Today, it seems that almost everything comes with a password: 

  • Email accounts;
  • Bank accounts;
  • Social media accounts;
  • Automated teller machines;
  • Phones;
  • Computers;
  • And more.

The sheer number of things for which we have passcodes and pin numbers can be overwhelming – but it’s important to think through these things carefully, and to decide which passwords you may need to change. A few areas where it may be important to immediately change your password include:

  • Email accounts: These should be some of the first passwords you change, particularly if you have sent emails or messages to others that you might not want your spouse to read. It’s also important to change these first because often, when you reset other passwords, your e-mail will receive a message confirming the password change, and you will likely not want your spouse to obtain that information. 
  • Phone passwords: With today’s advanced technology, many have smartphones with facial recognition that don’t require a key code password to be entered. If you do still use a code to access your phone, however, you may want to change it simply to be safe. It may also be a good idea to reset your phone to factory settings if you think there is any chance that your spouse may have downloaded spyware onto your phone without your knowledge.
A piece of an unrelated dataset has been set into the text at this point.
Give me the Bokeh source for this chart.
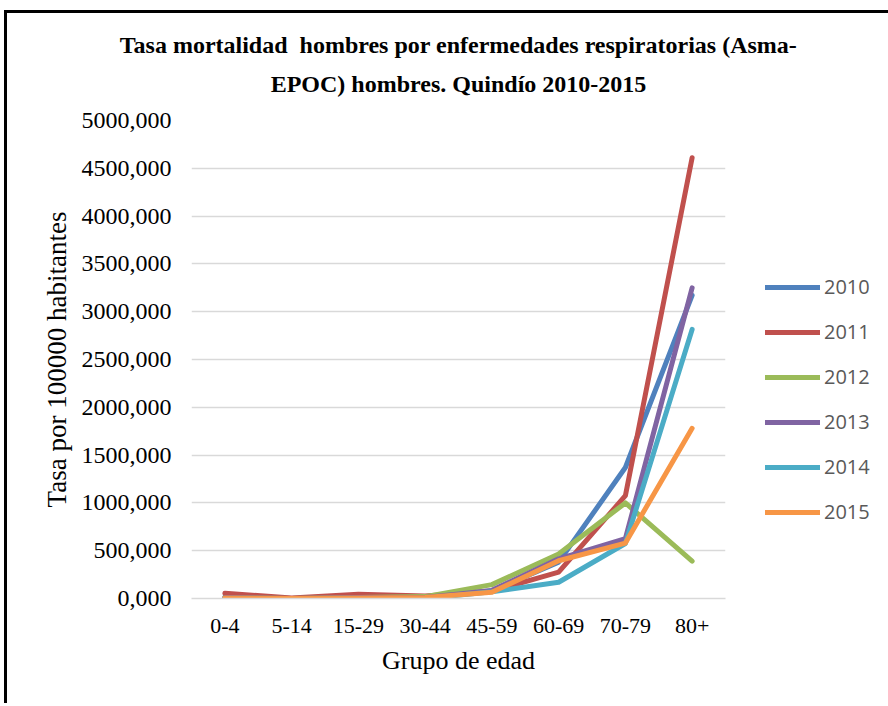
from bokeh.plotting import figure
from bokeh.models import (FactorRange, Range1d, FixedTicker, CustomJSTickFormatter,
                          Legend, LegendItem, Title)
from bokeh.embed import file_html
from bokeh.resources import INLINE

groups = ["0-4", "5-14", "15-29", "30-44", "45-59", "60-69", "70-79", "80+"]
years = ["2010", "2011", "2012", "2013", "2014", "2015"]
y2010 = [10, 0, 10, 10, 80, 380, 1370, 3170]
y2011 = [55, 5, 45, 25, 75, 275, 1075, 4610]
y2012 = [10, 0, 10, 20, 145, 465, 1000, 390]
y2013 = [10, 0, 10, 10, 85, 415, 625, 3250]
y2014 = [0, 0, 0, 0, 70, 170, 575, 2815]
y2015 = [5, 0, 5, 10, 65, 395, 580, 1780]
series = [y2010, y2011, y2012, y2013, y2014, y2015]
colors = ["#4F81BD", "#C0504D", "#9BBB59", "#8064A2", "#4BACC6", "#F79646"]
y_ticks = [0, 500, 1000, 1500, 2000, 2500, 3000, 3500, 4000, 4500, 5000]
title_lines = ["Tasa mortalidad\u00a0 hombres por enfermedades respiratorias (Asma-",
               "EPOC) hombres. Quindío 2010-2015"]

p = figure(x_range=FactorRange(*groups, range_padding=0),
           y_range=Range1d(0, 5000),
           frame_width=534, frame_height=478,
           min_border_left=184, min_border_right=162,
           min_border_top=107, min_border_bottom=105,
           output_backend="svg", toolbar_location=None)
p.x_range.factor_padding = 0
p.styles = {"border-top": "3px solid black", "border-left": "3px solid black",
            "margin-left": "4px", "margin-top": "10px"}
p.outline_line_color = None
p.background_fill_color = "white"
p.border_fill_color = "white"

# title: two centred lines (inner line added first)
p.add_layout(Title(text=title_lines[1], align="center", vertical_align="top",
                   text_font="Liberation Serif",
                   text_font_style="bold", text_font_size="24px", text_color="black",
                   standoff=44), "above")
p.add_layout(Title(text=title_lines[0], align="center", text_font="Liberation Serif",
                   text_font_style="bold", text_font_size="24px", text_color="black",
                   standoff=-18), "above")

# grid
p.xgrid.grid_line_color = None
p.ygrid.grid_line_color = "#D9D9D9"
p.ygrid.grid_line_width = 1.5
p.yaxis.ticker = FixedTicker(ticks=y_ticks)
p.yaxis.formatter = CustomJSTickFormatter(code="return tick.toFixed(3).replace('.', ',');")

for ax in (p.xaxis[0], p.yaxis[0]):
    ax.major_tick_line_color = None
    ax.minor_tick_line_color = None
    ax.major_label_text_font = "Liberation Serif"
    ax.major_label_text_color = "black"
    ax.axis_label_text_font = "Liberation Serif"
    ax.axis_label_text_font_style = "normal"
    ax.axis_label_text_color = "black"

p.yaxis.major_label_text_font_size = "24px"
p.xaxis.major_label_text_font_size = "22px"
p.yaxis.axis_label_text_font_size = "27px"
p.xaxis.axis_label_text_font_size = "26px"
p.yaxis.axis_line_color = None
p.yaxis.major_label_standoff = 14
p.yaxis.axis_label = "Tasa por 100000 habitantes"
p.yaxis.axis_label_standoff = 7
p.xaxis.axis_line_color = "#D9D9D9"
p.xaxis.axis_line_width = 1.5
p.xaxis.major_label_standoff = 14
p.xaxis.axis_label = "Grupo de edad"
p.xaxis.axis_label_standoff = 10

items = []
for yr, vals, c in zip(years, series, colors):
    r = p.line(groups, vals, line_color=c, line_width=5, line_cap="round", line_join="round")
    items.append(LegendItem(label=yr, renderers=[r]))

legend = Legend(items=items, location=(40, 73), orientation="vertical",
                glyph_width=55, glyph_height=20, label_height=20, spacing=18,
                label_standoff=4, padding=0, margin=0,
                border_line_color=None, background_fill_alpha=0,
                label_text_font="Open Sans", label_text_font_size="20px",
                label_text_color="#595959")
p.add_layout(legend, "right")

open("out.html", "w").write(file_html(p, INLINE))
Spyware can often be very difficult to detect, and it’s always better to be safe than sorry. 
  • Social media accounts: Changing the passwords to your social media accounts is important – as is considering the possibility of potentially “unfriending” or blocking your spouse’s access to view the account. This can be particularly true if you have engaged in any behaviors or formed any new relationships that you would prefer your spouse not to know about. You don’t want your spouse to be able to easily gather any evidence that he or she may be able to use against you during the divorce proceedings. It is also wise to simply consider taking a break from social media altogether during the divorce process. It will always be there after your divorce is finalized, and taking a break may save you a great deal of stress and potential difficulty in the meantime. 
  • Bank accounts: If you have a joint bank account, it is best not to change the password to access the account until you talk to your lawyer. In certain cases, changing the password on a joint account and blocking your ex from accessing it can create serious complications. Once you have talked to your lawyer, and they have given you the go-ahead, you can change the password.
  • Computer passwords: If you and your spouse share a desktop computer at home, you may want to consider deleting any of your private information or browsing history from that computer and then obtaining your own personal laptop or another computer to use going forward. You might be surprised at the information your spouse can gather from a shared computer, and it’s simply not worth the risk.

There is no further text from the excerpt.